┌──

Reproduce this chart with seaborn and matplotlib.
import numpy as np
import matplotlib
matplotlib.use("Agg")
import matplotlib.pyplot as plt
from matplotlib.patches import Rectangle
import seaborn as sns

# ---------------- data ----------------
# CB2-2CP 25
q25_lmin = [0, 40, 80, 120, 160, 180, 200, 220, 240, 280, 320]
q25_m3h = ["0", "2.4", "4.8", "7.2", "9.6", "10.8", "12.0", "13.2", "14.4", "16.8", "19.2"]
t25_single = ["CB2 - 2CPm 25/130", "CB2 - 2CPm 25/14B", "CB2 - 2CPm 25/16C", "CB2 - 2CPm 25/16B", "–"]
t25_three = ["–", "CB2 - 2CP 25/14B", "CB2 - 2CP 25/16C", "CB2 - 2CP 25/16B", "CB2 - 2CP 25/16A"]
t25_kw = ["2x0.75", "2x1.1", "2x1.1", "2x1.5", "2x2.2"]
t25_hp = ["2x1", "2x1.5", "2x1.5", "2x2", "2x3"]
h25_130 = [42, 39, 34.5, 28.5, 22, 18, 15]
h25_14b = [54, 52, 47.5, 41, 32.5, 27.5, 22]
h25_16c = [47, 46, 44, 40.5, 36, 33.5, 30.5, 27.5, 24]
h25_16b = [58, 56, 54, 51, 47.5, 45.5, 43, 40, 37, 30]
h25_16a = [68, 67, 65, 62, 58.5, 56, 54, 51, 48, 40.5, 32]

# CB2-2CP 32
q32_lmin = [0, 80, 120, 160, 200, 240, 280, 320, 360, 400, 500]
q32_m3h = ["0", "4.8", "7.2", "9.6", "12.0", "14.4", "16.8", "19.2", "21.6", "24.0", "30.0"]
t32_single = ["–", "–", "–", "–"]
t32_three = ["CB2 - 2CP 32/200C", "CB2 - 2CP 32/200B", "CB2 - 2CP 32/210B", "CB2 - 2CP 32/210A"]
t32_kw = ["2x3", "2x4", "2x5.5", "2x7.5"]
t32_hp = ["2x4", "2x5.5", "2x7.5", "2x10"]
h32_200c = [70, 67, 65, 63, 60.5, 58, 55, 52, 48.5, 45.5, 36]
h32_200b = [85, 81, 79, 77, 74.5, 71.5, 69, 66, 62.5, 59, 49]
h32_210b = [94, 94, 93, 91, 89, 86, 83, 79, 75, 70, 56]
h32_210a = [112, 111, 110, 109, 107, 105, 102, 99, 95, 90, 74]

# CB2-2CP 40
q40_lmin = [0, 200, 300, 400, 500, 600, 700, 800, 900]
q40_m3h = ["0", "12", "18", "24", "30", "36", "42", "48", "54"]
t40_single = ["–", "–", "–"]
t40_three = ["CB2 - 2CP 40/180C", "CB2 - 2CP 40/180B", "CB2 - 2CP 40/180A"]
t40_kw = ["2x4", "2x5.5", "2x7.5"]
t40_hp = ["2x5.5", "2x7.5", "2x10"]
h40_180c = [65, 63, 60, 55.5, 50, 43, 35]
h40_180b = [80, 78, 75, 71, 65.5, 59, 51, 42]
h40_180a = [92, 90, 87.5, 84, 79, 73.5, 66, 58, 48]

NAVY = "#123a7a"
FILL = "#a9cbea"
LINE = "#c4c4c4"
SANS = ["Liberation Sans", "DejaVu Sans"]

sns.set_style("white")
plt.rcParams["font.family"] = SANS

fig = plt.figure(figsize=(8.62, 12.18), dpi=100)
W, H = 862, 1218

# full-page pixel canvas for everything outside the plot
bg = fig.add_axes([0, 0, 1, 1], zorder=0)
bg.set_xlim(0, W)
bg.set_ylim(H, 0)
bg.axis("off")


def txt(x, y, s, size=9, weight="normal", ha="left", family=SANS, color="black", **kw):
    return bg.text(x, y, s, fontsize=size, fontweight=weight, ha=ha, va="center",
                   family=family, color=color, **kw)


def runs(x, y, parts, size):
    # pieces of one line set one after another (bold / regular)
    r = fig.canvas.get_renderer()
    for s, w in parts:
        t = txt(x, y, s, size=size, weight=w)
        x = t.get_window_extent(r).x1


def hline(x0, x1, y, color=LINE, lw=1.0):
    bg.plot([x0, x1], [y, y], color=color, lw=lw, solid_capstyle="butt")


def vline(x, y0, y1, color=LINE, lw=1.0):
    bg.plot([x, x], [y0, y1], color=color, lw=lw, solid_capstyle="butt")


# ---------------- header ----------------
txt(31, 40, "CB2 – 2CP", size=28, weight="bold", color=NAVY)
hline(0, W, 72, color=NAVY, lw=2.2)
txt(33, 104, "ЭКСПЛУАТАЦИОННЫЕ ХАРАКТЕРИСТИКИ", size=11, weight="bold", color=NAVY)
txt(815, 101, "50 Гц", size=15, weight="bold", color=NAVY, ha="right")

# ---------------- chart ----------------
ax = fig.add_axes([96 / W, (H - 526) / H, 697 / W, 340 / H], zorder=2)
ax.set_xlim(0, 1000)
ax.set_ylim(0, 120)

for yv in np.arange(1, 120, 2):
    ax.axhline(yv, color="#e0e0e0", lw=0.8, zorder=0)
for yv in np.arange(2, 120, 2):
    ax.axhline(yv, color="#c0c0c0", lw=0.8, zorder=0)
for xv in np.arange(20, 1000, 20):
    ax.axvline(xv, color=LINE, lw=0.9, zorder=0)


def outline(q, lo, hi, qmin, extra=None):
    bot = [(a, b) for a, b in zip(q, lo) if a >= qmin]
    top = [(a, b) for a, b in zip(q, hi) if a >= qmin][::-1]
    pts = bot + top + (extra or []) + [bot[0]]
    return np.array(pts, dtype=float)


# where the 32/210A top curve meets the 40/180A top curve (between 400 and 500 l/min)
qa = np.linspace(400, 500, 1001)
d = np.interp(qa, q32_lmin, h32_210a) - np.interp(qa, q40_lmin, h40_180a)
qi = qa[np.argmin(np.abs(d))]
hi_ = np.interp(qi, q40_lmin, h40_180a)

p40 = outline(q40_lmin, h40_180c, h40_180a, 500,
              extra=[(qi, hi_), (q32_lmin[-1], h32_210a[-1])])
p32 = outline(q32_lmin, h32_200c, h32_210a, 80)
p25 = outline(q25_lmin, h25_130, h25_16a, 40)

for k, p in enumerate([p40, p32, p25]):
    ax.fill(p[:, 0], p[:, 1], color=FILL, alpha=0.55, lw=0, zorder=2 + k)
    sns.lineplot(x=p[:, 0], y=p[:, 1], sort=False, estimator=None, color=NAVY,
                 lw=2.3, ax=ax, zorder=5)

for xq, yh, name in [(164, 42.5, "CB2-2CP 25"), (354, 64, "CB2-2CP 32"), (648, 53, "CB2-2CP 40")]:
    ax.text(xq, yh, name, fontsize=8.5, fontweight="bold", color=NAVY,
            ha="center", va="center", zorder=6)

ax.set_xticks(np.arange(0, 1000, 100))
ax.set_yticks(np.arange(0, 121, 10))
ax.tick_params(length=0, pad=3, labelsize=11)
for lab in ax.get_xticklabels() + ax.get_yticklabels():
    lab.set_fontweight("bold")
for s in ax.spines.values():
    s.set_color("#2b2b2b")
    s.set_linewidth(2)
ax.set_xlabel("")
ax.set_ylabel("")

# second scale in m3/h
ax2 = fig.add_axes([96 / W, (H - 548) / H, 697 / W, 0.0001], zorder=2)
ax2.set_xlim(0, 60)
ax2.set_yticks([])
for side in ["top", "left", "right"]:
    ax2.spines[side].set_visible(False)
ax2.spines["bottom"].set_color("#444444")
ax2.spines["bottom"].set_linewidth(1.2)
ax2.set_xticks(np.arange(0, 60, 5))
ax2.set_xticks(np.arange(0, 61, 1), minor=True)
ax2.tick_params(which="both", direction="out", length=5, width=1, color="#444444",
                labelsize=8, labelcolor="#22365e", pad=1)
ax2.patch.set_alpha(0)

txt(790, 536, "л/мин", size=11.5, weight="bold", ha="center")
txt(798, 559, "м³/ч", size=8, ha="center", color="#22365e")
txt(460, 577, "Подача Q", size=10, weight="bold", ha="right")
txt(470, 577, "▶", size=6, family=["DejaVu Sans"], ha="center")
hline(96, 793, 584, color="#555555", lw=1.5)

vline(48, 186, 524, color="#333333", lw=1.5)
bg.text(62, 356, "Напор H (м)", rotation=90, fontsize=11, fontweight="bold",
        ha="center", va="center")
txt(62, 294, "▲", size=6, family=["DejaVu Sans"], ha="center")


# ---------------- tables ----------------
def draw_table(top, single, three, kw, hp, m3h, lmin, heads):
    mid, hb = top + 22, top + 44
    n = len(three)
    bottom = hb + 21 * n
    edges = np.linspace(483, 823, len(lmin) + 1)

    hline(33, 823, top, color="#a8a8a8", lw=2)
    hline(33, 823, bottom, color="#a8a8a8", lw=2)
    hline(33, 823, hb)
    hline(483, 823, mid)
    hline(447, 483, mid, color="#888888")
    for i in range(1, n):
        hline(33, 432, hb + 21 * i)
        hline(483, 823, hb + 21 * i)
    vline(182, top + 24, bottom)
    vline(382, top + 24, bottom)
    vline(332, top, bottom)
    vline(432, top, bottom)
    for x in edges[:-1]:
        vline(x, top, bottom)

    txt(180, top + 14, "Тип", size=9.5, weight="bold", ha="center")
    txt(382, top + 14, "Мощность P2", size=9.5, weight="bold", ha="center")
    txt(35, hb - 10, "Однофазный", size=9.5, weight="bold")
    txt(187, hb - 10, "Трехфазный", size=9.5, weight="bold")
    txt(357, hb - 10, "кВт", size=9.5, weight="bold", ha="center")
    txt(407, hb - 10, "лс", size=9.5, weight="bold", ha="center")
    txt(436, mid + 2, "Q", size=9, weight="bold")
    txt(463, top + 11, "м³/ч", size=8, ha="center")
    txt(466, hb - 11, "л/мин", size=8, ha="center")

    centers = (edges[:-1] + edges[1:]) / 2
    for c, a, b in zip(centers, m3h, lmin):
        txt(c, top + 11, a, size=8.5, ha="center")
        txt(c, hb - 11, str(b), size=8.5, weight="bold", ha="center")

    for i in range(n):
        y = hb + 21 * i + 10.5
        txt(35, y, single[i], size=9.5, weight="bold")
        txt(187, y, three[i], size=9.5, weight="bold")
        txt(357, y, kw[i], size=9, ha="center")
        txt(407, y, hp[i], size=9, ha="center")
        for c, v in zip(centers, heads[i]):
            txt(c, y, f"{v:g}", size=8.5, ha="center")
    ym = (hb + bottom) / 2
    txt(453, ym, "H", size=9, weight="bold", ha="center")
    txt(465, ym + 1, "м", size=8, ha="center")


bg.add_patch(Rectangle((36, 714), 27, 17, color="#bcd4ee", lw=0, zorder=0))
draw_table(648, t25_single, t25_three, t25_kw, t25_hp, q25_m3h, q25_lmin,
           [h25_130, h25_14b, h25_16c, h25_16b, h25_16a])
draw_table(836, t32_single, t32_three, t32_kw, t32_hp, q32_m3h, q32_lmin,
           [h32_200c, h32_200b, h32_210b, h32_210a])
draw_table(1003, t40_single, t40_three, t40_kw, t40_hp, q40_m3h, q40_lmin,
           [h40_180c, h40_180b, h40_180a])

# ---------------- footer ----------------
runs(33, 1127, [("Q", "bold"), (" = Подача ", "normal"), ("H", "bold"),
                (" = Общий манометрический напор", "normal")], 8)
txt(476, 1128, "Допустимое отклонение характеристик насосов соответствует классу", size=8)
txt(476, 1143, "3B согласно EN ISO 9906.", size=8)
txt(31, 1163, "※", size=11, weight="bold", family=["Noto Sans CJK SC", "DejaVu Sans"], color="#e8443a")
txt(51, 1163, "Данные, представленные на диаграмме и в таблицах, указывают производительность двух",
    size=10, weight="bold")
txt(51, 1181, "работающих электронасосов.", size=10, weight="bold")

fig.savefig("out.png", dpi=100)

└──

> [DIRECTIONS]: Print, please, the lines from the first line of the material through the line that contains "import seaborn as sns", exactly as written and with nothing added.

> [COMPLETED EXERCISE]:
Reproduce this chart with seaborn and matplotlib.
import numpy as np
import matplotlib
matplotlib.use("Agg")
import matplotlib.pyplot as plt
from matplotlib.patches import Rectangle
import seaborn as sns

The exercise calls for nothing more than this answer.